PERIOD OF EXERCISABILITY 
  

	Section 3.1.	Commencement of Exercisability 

 (a) So long as the Grantee continues to be
employed by the Company or any other Service Recipient, this Award shall become vested and exercisable pursuant to the following schedules: 

(i) Time SARs. This Award shall become vested and exercisable with respect to 25% of the Time SARs on each of the first four
anniversaries of the Grant Date. 
 (ii) EBITDA Performance SARs. This Award shall be eligible to become vested as to 25% of the
EBITDA Performance SARs (the “Eligible SARs”) at the end of each of the four Fiscal Years, if the Company, on a consolidated basis, achieves its annual EBITDA targets for the given Fiscal Year, as each such target shall be
established by the Committee on the attached Schedule A or otherwise within the first ninety days of each such Fiscal Year (each, once so established, an “EBITDA Target”) for the given Fiscal Year.
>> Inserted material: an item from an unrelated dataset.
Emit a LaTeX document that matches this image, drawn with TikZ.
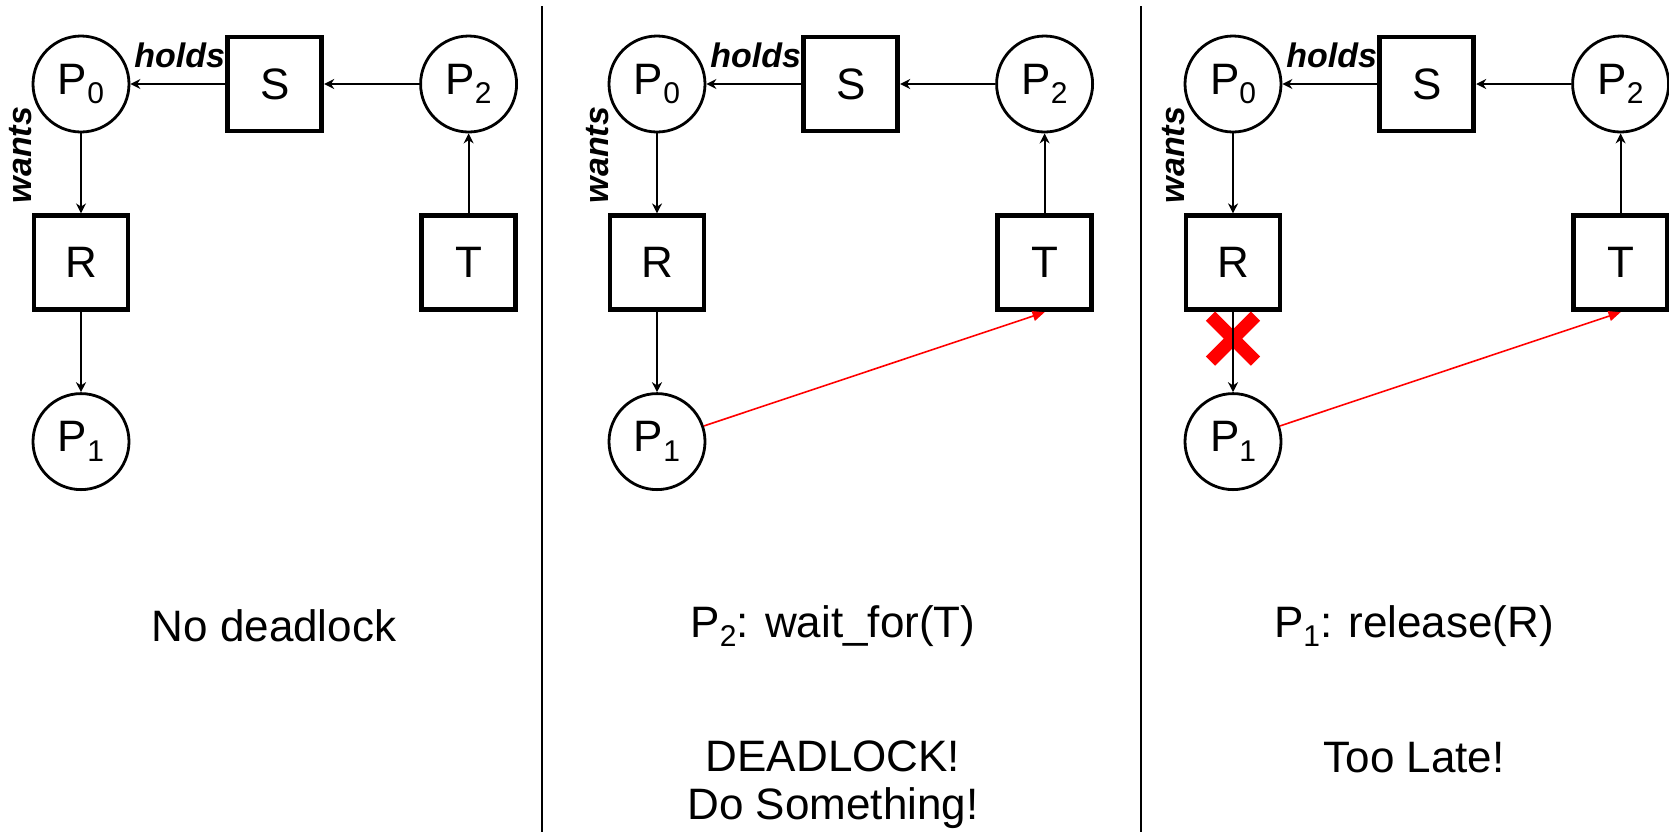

In the event the actual
EBITDA for a Fiscal Year equals or exceeds the minimum percentage of the EBITDA Target set forth on Schedule A for such year, a portion of the Eligible SARs shall become vested as provided in the attached Schedule A as of the last day
of the applicable Fiscal Year. Subject to the immediately preceding sentence, in the event that the EBITDA Target is not achieved in a particular Fiscal Year, then that portion of the Eligible SARs that failed to vest due to the Company’s
failure to achieve 100% of its EBITDA Target shall be forfeited and immediately terminated as of the date the actual EBITDA for the Fiscal Year has been certified by the Committee. Any portion of the Eligible SAR that becomes vested pursuant to this
Section 3.1(a)(ii) shall become first exercisable upon the determination by the Committee that the applicable EBITDA Targets have been achieved. 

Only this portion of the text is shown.